The genie wasn’t meant to be in the lamp. Dreams, in a similar way, need to materialise before your eyes. Write them down, look at them, admire them even (ideas are always glamorous). Writing them down is a way of solidifying them so they can be better examined. You’ll now be able to ask questions – what are the things I need to do to achieve this? How practical is it? What is my first or next move? Before you know it, you will already have mapped out a feasible plan.

Stop running from the necessary

It is as simple and obvious as this: What needs to be done will always need to be done, and running away from it won’t change that. We all put off the daunting and the demanding tasks for later, but it is best to finish them in the first half of your day. Bank or finance work, paperwork, or setting up meetings are the kind of work that’s not a lot of fun but still very important. When you get these out of the way – thus out of your mind – you’ll feel much lighter, more accomplished and more positive. The more daunting the task, the better will be these rewards.

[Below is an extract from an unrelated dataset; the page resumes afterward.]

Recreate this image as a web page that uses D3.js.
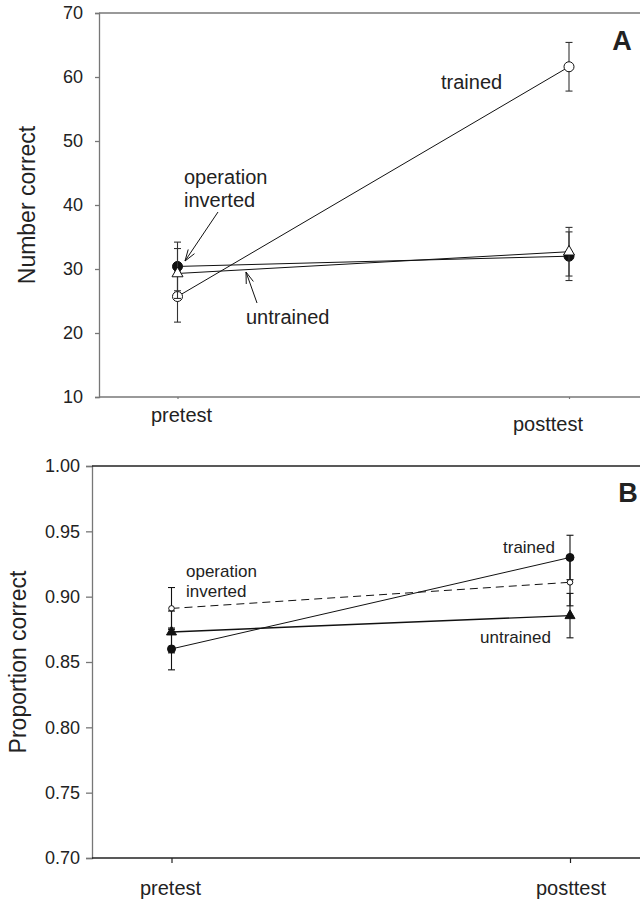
<!DOCTYPE html>
<html><head><meta charset="utf-8">
<script src="https://cdn.jsdelivr.net/npm/d3@7"></script>
<style>body{margin:0;background:#fff}svg{display:block}text{font-family:"Liberation Sans",Arial,sans-serif;fill:#222}</style>
</head><body>
<svg id="c" width="640" height="901"></svg>
<script>
const categories = ["pretest", "posttest"];
// Panel A: Number correct
const aTicks = [10, 20, 30, 40, 50, 60, 70];
const aTrained = [25.7, 61.6], aTrainedErr = [4.0, 3.8];
const aOpInv = [30.4, 32.0], aOpInvErr = [3.8, 3.8];
const aUntrained = [29.3, 32.7], aUntrainedErr = [3.9, 3.8];
// Panel B: Proportion correct
const bTicks = [0.70, 0.75, 0.80, 0.85, 0.90, 0.95, 1.00];
const bTrained = [0.860, 0.930], bTrainedErr = [0.016, 0.017];
const bOpInv = [0.891, 0.911], bOpInvErr = [0.016, 0.018];
const bUntrained = [0.873, 0.8855], bUntrainedErr = [0.016, 0.017];

const svg = d3.select("#c");

function panel(o) {
  const g = svg.append("g");
  const y = d3.scaleLinear().domain([o.ticks[0], o.ticks[o.ticks.length-1]]).range([o.bottom, o.top]);
  const x = d3.scalePoint().domain(categories).range(o.xr);
  // left axis
  const ya = g.append("g").attr("transform", `translate(${o.left},0)`)
    .call(d3.axisLeft(y).tickValues(o.ticks).tickFormat(o.fmt).tickSize(o.tl).tickPadding(o.pad));
  ya.select(".domain").attr("stroke", "#777").attr("stroke-width", 1.3);
  ya.selectAll(".tick line").attr("stroke", "#777").attr("stroke-width", 1.3);
  ya.selectAll(".tick text").style("font-size", "18px").attr("fill", "#222");
  // top line
  g.append("line").attr("x1", o.left).attr("x2", 640).attr("y1", o.top).attr("y2", o.top)
    .attr("stroke", o.frameColor).attr("stroke-width", 1.3);
  // bottom axis
  const xa = g.append("g").attr("transform", `translate(0,${o.bottom})`)
    .call(d3.axisBottom(x).tickSize(o.btl).tickSizeOuter(0).tickFormat(""));
  xa.select(".domain").attr("d", `M${o.left},0H640`).attr("stroke", o.frameColor).attr("stroke-width", 1.3);
  xa.selectAll(".tick line").attr("stroke", o.frameColor).attr("stroke-width", 1.2);
  categories.forEach((c, i) => {
    g.append("text").attr("x", x(c) + o.labDx[i]).attr("y", o.labY[i]).attr("text-anchor", "middle")
      .style("font-size", "20px").text(c);
  });
  // y title
  g.append("text").attr("transform", `translate(${o.titleX},${(o.top+o.bottom)/2}) rotate(-90)`)
    .attr("text-anchor", "middle").style("font-size", "23px").text(o.title);
  // panel letter
  g.append("text").attr("x", o.letterX).attr("y", o.top + o.letterDy).attr("text-anchor", "middle")
    .style("font-size", "27px").style("font-weight", "bold").attr("fill", "#111").text(o.letter);

  o.series.forEach(s => {
    const pts = categories.map((c, i) => ({cx: x(c), v: s.v[i], e: s.e[i]}));
    g.append("path").attr("d", d3.line().x(d => d.cx).y(d => y(d.v))(pts))
      .attr("fill", "none").attr("stroke", "#111").attr("stroke-width", s.lw || 1)
      .attr("stroke-dasharray", s.dash || null);
    pts.forEach(d => {
      const eg = g.append("g").attr("stroke", o.errColor).attr("stroke-width", 1.1);
      eg.append("line").attr("x1", d.cx).attr("x2", d.cx).attr("y1", y(d.v - d.e)).attr("y2", y(d.v + d.e));
      [d.v - d.e, d.v + d.e].forEach(vv => eg.append("line").attr("x1", d.cx - o.cap).attr("x2", d.cx + o.cap)
        .attr("y1", y(vv)).attr("y2", y(vv)));
      if (s.shape === "circle") {
        g.append("circle").attr("cx", d.cx).attr("cy", y(d.v)).attr("r", s.r)
          .attr("fill", s.fill).attr("stroke", "#111").attr("stroke-width", 1);
      } else {
        const r = s.r;
        g.append("path").attr("d", `M${d.cx},${y(d.v)-r*1.15}L${d.cx+r},${y(d.v)+r*0.6}L${d.cx-r},${y(d.v)+r*0.6}Z`)
          .attr("fill", s.fill).attr("stroke", "#111").attr("stroke-width", 1);
      }
    });
  });
  o.labels.forEach(l => {
    g.append("text").attr("x", l.x).attr("y", l.y).style("font-size", o.annSize).text(l.t);
  });
  (o.arrows || []).forEach(a => {
    const ang = Math.atan2(a.y2 - a.y1, a.x2 - a.x1), L = 12, sp = 0.32;
    g.append("line").attr("x1", a.x1).attr("y1", a.y1).attr("x2", a.x2).attr("y2", a.y2)
      .attr("stroke", "#111").attr("stroke-width", 1);
    g.append("path").attr("d", `M${a.x2 - L*Math.cos(ang - sp)},${a.y2 - L*Math.sin(ang - sp)}L${a.x2},${a.y2}L${a.x2 - L*Math.cos(ang + sp)},${a.y2 - L*Math.sin(ang + sp)}`)
      .attr("fill", "none").attr("stroke", "#111").attr("stroke-width", 1);
  });
}

panel({
  top: 13, bottom: 397, left: 99, xr: [177.5, 569], ticks: aTicks, fmt: d3.format("d"), tl: 4, pad: 12, btl: 2,
  frameColor: "#777", errColor: "#333", cap: 3.5,
  labDx: [4, -21], labY: [422, 431], title: "Number correct", titleX: 35,
  letter: "A", letterX: 622, letterDy: 37,
  series: [
    {v: aTrained, e: aTrainedErr, shape: "circle", r: 5, fill: "#fff"},
    {v: aOpInv, e: aOpInvErr, shape: "circle", r: 5, fill: "#111"},
    {v: aUntrained, e: aUntrainedErr, shape: "tri", r: 5.5, fill: "#fff"}
  ],
  annSize: "20px",
  labels: [{t: "trained", x: 441, y: 89}, {t: "operation", x: 184, y: 184}, {t: "inverted", x: 184, y: 207}, {t: "untrained", x: 246, y: 324}],
  arrows: [{x1: 218, y1: 212, x2: 185, y2: 261}, {x1: 257, y1: 303, x2: 246, y2: 272}]
});

panel({
  top: 466, bottom: 858, left: 92, xr: [171.5, 570], ticks: bTicks, fmt: d3.format(".2f"), tl: 6, pad: 6, btl: 5,
  frameColor: "#222", errColor: "#111", cap: 3.5,
  labDx: [-1, 1], labY: [895, 895], title: "Proportion correct", titleX: 26,
  letter: "B", letterX: 628, letterDy: 36,
  series: [
    {v: bTrained, e: bTrainedErr, shape: "circle", r: 4, fill: "#111"},
    {v: bOpInv, e: bOpInvErr, shape: "circle", r: 2.8, fill: "#fff", dash: "8,5"},
    {v: bUntrained, e: bUntrainedErr, shape: "tri", r: 5, fill: "#111", lw: 1.4}
  ],
  annSize: "17px",
  labels: [{t: "operation", x: 186, y: 577}, {t: "inverted", x: 186, y: 597}, {t: "trained", x: 503, y: 553}, {t: "untrained", x: 480, y: 643}]
});
</script>
</body></html>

Set small goals with deadlines

Small goals are easier to achieve because disciplining yourself to achieve them is not very taxing. Picking yourself up and moving on when you fail is also that much easier when your goal is not too far-reaching. Small goals are small, systematic steps and frankly, the only way of moving ahead when it gets foggy (which it almost always does). Deciding to make three to four calls per day or sending out five to six emails are small goals that you can you build on as you achieve them. But this is the only slack you can give yourself without harming your chances at reaching a long-term goal. Goals must always come with deadlines. These buzz killers are important because without them, it is very easy to lose track of time and hence, your focus.

Be in the company of doers

Both dreamers and doers inspire, but if you’re a staunch dreamer, you’re probably close to overdosing on inspiration. Doers give you something more than this – a focused mind-set. Our minds are easily influenced by the environment we’re in. ‘Doing’ will come more easily and naturally when we are around doers. Moreover, they are a great source of guidance – practical guidance, well, because they have done it.

Hard work alone is handicapped

We’ve been taught that hard work always pays. It surely does pay, but not always. Working hard without working smart will kill your chances at success. When something doesn’t work, and if you find yourself consistently failing, take a pause. Don’t continue down the same road convincing yourself that “hard work always pays.” Instead, improvise and come up with a better plan. When you look at successful personalities and their success stories, the most noticeable aspect will be their diligence. But looking closer, you will see that it was their shrewdness that made way to success.

While the doer is practical, the dreamer’s idealism is what keeps a doer’s spirits up in a harsh world. So no matter what people say, keep the two Ds alive in you.